The rain of bombs dropped by the American B 52s became the determinant in the ideological radicalization of the Khmer guerrillas, welcomed as the liberators when they took over the country on 17 April 1975, after having defeated the American supported government of General Lon Nol (organizer of a coup in 1970 which dethroned Sihanouk) and then beginning a devastating civil war that was to last five long years.
They remained in power until ’79, when the invasion of the neighbouring Vietnam (in response to a series of provocations of the Khmer along the border) brought to an end the radical utopia of the ascetics of Mao. It was only then that the atrocities perpretrated by Pol Pot’s men came to light when thousands of starving and exhausted people began turning up in Thailand, while Cambodia ended up under the yoke of the Vietnamese for a decade. Supported by Beijing and hosted by Bangkok, Pol Pot had become a pawn in the geopolitical anti-Vietnamese game, and consequently, anti-Soviet, and knew how to play and use very well, the opportunities that the bipolar balance offered, being able to assure the government in exile, for all of the 1980s, the recognition of the United States and many other countries, as well as a seat in the United Nations.
Khonsaly’s journey comes to an end in rediscovering places and faces, resurrecting memories buried under the silence of shame for being alive. There is no hatred nor rancor in him, only silence.

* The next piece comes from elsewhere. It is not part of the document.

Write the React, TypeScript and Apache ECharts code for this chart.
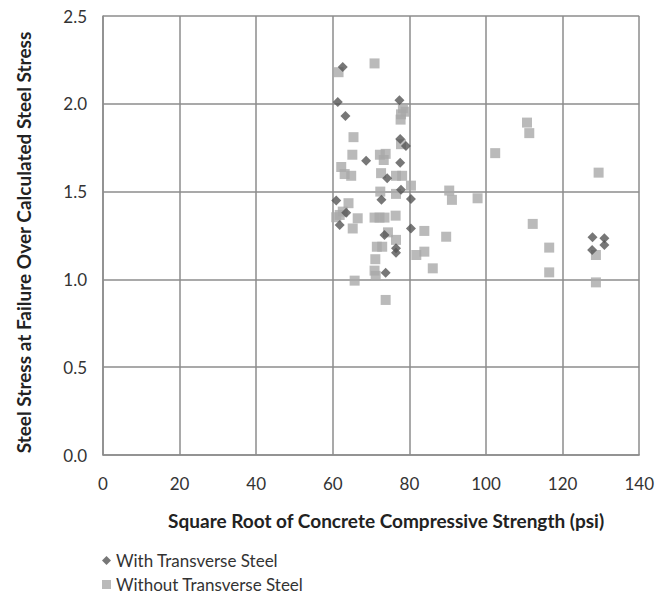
import React, { useEffect, useRef } from "react";
import * as echarts from "echarts";

const withX = [62.6, 61.3, 77.4, 63.3, 77.6, 79.1, 68.7, 77.6, 74.2, 77.8, 60.9, 72.7, 80.4, 63.5, 61.8, 80.4, 73.5, 76.5, 76.5, 73.8, 127.8, 130.9, 130.9, 127.7];
const withY = [2.21, 2.01, 2.02, 1.93, 1.8, 1.76, 1.675, 1.665, 1.576, 1.51, 1.45, 1.453, 1.458, 1.38, 1.31, 1.29, 1.253, 1.177, 1.152, 1.038, 1.24, 1.234, 1.196, 1.168];

const withoutX = [61.5, 70.9, 78.3, 79.0, 77.8, 77.7, 65.4, 77.8, 65.1, 72.3, 73.8, 73.3, 62.2, 63.1, 64.8, 72.6, 76.5, 78.1, 80.4, 72.4, 76.5, 90.4, 91.1, 97.8, 64.1, 62.6, 61.8, 60.9, 66.5, 65.2, 70.9, 72.2, 73.5, 76.4, 83.9, 89.6, 74.4, 76.5, 71.5, 72.9, 81.8, 83.9, 71.1, 86.1, 70.9, 71.2, 65.7, 73.8, 102.4, 110.7, 111.3, 112.2, 116.5, 116.5, 128.7, 128.7, 129.4];
const withoutY = [2.18, 2.23, 1.975, 1.955, 1.94, 1.91, 1.81, 1.77, 1.71, 1.71, 1.715, 1.68, 1.64, 1.6, 1.59, 1.605, 1.59, 1.59, 1.534, 1.5, 1.487, 1.506, 1.453, 1.462, 1.434, 1.386, 1.367, 1.354, 1.348, 1.29, 1.352, 1.352, 1.352, 1.363, 1.276, 1.243, 1.268, 1.225, 1.186, 1.186, 1.139, 1.158, 1.115, 1.063, 1.05, 1.02, 0.993, 0.883, 1.719, 1.893, 1.833, 1.316, 1.181, 1.04, 1.139, 0.983, 1.608];

const seriesNames = ["With Transverse Steel", "Without Transverse Steel"];
const xTitle = "Square Root of Concrete Compressive Strength (psi)";
const yTitle = "Steel Stress at Failure Over Calculated Steel Stress";

const FONT = "Lato, 'Open Sans', sans-serif";

export default function App() {
  const ref = useRef<HTMLDivElement>(null);
  useEffect(() => {
    if (!ref.current) return;
    const chart = echarts.init(ref.current, null, { renderer: "svg" });
    const gridColor = "#8c8c8c";
    const legendText = { fontSize: 17, color: "#333", fontFamily: FONT };
    chart.setOption({
      animation: false,
      textStyle: { fontFamily: FONT },
      grid: { left: 103, right: 17, top: 16, bottom: 143 },
      legend: [
        {
          left: 97,
          top: 547,
          itemWidth: 9,
          itemHeight: 9,
          itemGap: 6,
          textStyle: legendText,
          data: [{ name: seriesNames[0], icon: "diamond" }],
        },
        {
          left: 97,
          top: 571,
          itemWidth: 9,
          itemHeight: 9,
          itemGap: 6,
          textStyle: legendText,
          data: [{ name: seriesNames[1], icon: "rect" }],
        },
      ],
      xAxis: {
        type: "value",
        min: 0,
        max: 140,
        interval: 20,
        name: xTitle,
        nameLocation: "middle",
        nameGap: 56,
        nameTextStyle: {
          fontSize: 19,
          fontWeight: "bold",
          color: "#222",
          fontFamily: FONT,
          padding: [0, 0, 0, 30],
        },
        axisLine: { show: true, lineStyle: { color: gridColor, width: 1.5 } },
        axisTick: { show: false },
        axisLabel: { fontSize: 17, color: "#333", margin: 20, fontFamily: FONT },
        splitLine: { show: true, lineStyle: { color: gridColor, width: 1.5 } },
      },
      yAxis: {
        type: "value",
        min: 0,
        max: 2.5,
        interval: 0.5,
        name: yTitle,
        nameLocation: "middle",
        nameGap: 70,
        nameTextStyle: {
          fontSize: 19,
          fontWeight: "bold",
          color: "#222",
          fontFamily: FONT,
          padding: [0, 14, 0, 0],
        },
        axisLine: { show: true, lineStyle: { color: gridColor, width: 1.5 } },
        axisTick: { show: false },
        axisLabel: {
          fontSize: 17,
          color: "#333",
          margin: 16,
          fontFamily: FONT,
          formatter: (v: number) => v.toFixed(1),
        },
        splitLine: { show: true, lineStyle: { color: gridColor, width: 1.5 } },
      },
      series: [
        {
          name: seriesNames[1],
          type: "scatter",
          symbol: "rect",
          symbolSize: 10,
          itemStyle: { color: "#a9a9a9" },
          data: withoutX.map((x, i) => [x, withoutY[i]]),
          z: 2,
        },
        {
          name: seriesNames[0],
          type: "scatter",
          symbol: "diamond",
          symbolSize: 10,
          itemStyle: { color: "#555555" },
          data: withX.map((x, i) => [x, withY[i]]),
          z: 3,
        },
      ],
    });
    return () => chart.dispose();
  }, []);
  return <div ref={ref} style={{ width: 657, height: 598, position: "absolute", left: 0, top: 0 }} />;
}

«I am happy to see the Old People. I have survived from among the millions of dead. 3 years, 8 months and 20 days as if they had never happened, as if I had dreamt all that horror. After the fall of the regime I fled with the intention of never returning. Years later, I discovered what had happened to my family, they were all massacred on 7 January 1979, the day Angkar collapsed. I have often asked myself why I survived, why me. To tell the story, because this story is your memory.»